◆ **Written exercise**
The lines from the top of the material through the line with "import pandas as pd" are to be set down exactly. Leave the pictures out.

◆ **Dataset extract**
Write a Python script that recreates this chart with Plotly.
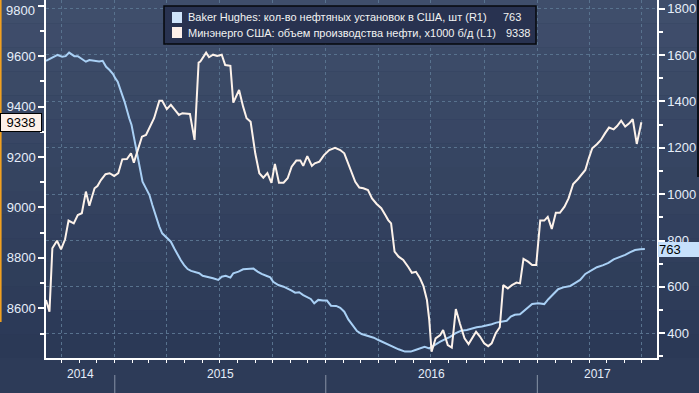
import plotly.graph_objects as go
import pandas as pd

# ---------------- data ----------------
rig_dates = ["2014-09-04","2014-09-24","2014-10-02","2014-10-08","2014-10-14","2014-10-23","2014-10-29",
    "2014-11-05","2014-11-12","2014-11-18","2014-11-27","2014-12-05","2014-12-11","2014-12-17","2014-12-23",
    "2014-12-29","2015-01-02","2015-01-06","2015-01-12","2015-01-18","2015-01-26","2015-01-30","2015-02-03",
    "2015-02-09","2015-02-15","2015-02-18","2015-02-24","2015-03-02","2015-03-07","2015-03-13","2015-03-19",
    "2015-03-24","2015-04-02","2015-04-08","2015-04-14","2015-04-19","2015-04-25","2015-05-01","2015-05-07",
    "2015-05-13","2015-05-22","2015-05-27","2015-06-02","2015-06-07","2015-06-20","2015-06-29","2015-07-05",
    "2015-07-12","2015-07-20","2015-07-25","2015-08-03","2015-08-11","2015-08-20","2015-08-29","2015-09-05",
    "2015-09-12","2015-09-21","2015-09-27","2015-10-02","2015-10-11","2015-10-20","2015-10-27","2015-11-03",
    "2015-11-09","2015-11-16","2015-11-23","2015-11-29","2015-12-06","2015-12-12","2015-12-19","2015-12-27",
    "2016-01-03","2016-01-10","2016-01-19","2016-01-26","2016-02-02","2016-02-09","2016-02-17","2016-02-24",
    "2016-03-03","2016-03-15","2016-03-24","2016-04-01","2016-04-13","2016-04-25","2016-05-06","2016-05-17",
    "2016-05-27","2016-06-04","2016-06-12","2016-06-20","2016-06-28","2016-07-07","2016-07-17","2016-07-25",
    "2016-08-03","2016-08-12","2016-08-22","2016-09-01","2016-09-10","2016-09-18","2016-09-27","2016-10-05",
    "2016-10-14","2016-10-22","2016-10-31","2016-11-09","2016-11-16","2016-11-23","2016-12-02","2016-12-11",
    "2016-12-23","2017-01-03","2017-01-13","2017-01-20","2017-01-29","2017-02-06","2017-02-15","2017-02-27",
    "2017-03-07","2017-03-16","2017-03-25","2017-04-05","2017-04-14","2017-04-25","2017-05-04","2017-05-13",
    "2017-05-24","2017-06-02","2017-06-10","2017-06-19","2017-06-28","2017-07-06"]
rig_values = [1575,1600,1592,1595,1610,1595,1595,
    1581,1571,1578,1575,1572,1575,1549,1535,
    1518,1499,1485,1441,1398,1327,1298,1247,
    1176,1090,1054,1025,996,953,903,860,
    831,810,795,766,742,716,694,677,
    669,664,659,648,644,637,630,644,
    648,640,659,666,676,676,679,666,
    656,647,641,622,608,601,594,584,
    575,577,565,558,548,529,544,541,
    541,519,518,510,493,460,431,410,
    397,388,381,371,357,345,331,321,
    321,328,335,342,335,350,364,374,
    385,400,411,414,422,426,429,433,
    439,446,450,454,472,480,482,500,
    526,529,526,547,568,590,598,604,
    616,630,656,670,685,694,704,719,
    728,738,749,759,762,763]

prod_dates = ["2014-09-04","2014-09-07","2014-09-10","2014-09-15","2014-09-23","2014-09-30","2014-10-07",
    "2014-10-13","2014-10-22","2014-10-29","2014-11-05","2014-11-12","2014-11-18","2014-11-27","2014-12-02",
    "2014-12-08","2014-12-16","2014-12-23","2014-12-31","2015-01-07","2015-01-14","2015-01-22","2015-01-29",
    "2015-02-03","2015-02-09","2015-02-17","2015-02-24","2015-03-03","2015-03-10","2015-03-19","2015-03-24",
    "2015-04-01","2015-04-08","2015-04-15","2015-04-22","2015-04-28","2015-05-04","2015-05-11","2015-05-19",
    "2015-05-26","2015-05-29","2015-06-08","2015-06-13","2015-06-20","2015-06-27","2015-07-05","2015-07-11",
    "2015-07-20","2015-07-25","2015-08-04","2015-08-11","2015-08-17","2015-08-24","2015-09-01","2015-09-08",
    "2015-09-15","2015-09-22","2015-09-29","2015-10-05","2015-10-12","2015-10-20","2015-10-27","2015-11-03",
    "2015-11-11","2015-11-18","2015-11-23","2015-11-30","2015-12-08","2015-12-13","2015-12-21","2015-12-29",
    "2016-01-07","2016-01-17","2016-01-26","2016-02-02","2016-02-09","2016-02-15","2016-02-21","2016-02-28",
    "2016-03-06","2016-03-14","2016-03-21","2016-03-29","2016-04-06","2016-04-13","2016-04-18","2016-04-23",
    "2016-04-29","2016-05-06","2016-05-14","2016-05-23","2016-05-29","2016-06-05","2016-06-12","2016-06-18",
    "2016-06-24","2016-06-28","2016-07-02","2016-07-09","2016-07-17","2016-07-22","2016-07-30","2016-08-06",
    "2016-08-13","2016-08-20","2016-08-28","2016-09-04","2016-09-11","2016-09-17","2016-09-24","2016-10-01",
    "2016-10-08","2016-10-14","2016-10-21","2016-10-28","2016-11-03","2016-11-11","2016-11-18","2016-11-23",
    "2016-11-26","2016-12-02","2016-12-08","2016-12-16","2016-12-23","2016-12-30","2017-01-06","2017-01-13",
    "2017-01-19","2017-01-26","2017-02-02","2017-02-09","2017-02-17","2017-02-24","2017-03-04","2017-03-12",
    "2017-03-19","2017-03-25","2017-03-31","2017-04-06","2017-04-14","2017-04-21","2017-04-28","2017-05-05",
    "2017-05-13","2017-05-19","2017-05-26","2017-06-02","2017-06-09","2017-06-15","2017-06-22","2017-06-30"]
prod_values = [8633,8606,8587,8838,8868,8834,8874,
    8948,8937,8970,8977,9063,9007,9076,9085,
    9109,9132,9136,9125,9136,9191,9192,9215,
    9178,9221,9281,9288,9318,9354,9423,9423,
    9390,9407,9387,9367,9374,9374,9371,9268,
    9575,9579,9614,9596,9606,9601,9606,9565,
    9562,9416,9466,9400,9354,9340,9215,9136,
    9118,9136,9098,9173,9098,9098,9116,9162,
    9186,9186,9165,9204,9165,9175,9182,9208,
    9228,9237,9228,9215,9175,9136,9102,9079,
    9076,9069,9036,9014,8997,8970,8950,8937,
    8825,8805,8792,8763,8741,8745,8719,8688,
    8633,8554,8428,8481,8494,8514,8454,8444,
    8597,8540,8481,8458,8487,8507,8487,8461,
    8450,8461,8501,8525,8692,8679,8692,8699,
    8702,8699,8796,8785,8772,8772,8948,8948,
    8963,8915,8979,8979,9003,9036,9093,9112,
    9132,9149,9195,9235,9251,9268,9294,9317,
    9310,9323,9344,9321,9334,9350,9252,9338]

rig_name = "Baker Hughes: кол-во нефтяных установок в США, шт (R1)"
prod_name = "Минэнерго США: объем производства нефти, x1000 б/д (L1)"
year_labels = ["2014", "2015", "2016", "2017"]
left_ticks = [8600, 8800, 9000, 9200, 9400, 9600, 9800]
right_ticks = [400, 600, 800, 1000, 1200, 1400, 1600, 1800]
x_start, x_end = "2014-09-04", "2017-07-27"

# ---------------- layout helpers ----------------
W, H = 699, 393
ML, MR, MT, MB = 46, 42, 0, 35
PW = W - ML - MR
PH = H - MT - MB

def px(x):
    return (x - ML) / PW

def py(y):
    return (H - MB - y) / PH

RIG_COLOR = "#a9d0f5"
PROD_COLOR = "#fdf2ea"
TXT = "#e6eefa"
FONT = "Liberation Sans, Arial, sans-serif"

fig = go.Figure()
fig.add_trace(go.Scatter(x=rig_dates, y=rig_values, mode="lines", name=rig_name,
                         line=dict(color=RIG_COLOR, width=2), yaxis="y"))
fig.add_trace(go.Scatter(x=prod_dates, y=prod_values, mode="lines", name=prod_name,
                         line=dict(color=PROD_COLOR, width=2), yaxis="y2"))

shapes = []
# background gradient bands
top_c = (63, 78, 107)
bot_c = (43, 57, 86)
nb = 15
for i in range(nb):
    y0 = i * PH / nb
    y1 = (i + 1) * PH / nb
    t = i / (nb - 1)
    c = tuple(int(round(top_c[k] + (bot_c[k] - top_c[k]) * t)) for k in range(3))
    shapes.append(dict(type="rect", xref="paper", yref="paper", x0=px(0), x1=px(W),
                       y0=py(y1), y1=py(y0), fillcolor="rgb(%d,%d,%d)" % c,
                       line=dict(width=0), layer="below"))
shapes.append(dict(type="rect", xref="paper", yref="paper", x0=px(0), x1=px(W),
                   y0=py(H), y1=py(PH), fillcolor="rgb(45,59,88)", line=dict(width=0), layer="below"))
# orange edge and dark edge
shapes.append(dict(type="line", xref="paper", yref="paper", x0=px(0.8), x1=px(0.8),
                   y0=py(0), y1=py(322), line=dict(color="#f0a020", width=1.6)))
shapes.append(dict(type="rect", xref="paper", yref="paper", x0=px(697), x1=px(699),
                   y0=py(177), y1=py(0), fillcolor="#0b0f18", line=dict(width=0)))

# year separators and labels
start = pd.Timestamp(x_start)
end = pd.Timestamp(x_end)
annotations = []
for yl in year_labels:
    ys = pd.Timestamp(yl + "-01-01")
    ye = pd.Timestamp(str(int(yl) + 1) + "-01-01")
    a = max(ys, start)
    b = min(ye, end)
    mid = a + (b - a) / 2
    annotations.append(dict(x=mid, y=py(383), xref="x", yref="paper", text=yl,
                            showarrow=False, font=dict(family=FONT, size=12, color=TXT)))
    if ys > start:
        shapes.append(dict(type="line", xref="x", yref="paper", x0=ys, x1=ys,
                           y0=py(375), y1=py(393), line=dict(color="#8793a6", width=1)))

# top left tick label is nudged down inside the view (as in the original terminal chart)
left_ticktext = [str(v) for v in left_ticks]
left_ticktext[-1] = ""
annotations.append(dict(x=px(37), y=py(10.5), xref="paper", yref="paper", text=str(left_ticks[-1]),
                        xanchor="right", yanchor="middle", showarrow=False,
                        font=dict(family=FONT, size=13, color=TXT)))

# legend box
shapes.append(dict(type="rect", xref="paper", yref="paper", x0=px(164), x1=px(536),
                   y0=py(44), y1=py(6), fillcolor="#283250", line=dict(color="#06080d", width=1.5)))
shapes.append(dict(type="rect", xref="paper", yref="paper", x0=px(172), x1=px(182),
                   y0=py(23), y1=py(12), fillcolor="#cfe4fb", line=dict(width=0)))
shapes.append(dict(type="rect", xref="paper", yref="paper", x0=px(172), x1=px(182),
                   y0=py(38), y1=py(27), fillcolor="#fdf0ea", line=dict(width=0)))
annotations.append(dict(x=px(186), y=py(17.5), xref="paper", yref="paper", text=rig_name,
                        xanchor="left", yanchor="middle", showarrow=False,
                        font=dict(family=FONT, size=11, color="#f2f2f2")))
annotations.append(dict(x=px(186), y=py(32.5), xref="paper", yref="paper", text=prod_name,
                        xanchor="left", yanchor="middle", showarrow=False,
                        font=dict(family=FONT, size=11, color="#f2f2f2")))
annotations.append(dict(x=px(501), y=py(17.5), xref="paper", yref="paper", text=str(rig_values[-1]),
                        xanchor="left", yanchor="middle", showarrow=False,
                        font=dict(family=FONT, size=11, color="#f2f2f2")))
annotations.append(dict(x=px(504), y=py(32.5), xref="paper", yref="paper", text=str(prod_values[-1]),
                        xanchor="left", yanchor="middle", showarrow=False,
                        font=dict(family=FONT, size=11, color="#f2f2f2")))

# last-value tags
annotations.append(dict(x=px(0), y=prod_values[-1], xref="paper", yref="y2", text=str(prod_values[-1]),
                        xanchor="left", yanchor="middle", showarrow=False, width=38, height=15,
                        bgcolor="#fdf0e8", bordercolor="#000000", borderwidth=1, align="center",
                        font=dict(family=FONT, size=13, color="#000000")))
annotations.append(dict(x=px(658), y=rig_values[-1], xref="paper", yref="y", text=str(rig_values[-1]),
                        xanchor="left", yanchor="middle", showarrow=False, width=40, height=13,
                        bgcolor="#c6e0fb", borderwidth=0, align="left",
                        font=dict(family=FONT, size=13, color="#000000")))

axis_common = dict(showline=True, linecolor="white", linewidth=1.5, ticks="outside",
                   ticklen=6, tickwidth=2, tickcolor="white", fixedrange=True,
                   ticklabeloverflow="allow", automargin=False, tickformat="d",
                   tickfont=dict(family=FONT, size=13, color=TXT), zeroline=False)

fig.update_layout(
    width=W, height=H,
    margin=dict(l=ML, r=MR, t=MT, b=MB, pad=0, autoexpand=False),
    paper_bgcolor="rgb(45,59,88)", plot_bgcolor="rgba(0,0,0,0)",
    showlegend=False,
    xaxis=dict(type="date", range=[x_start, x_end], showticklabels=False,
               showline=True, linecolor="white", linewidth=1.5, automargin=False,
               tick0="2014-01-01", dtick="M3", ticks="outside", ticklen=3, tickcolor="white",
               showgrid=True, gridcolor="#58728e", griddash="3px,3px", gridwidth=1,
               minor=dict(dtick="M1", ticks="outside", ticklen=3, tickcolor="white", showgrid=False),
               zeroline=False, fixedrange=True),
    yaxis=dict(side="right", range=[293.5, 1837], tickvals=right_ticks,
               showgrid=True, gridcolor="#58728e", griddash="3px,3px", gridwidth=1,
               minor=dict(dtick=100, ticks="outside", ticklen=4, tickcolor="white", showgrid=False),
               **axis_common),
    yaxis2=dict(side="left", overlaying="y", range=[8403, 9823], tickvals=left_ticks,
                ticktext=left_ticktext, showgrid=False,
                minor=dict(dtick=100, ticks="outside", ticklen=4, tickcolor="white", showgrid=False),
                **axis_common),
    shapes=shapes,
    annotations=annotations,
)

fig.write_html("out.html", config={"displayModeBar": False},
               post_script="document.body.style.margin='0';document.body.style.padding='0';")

◆ **Result of this task**
Write a Python script that recreates this chart with Plotly.
import plotly.graph_objects as go
import pandas as pd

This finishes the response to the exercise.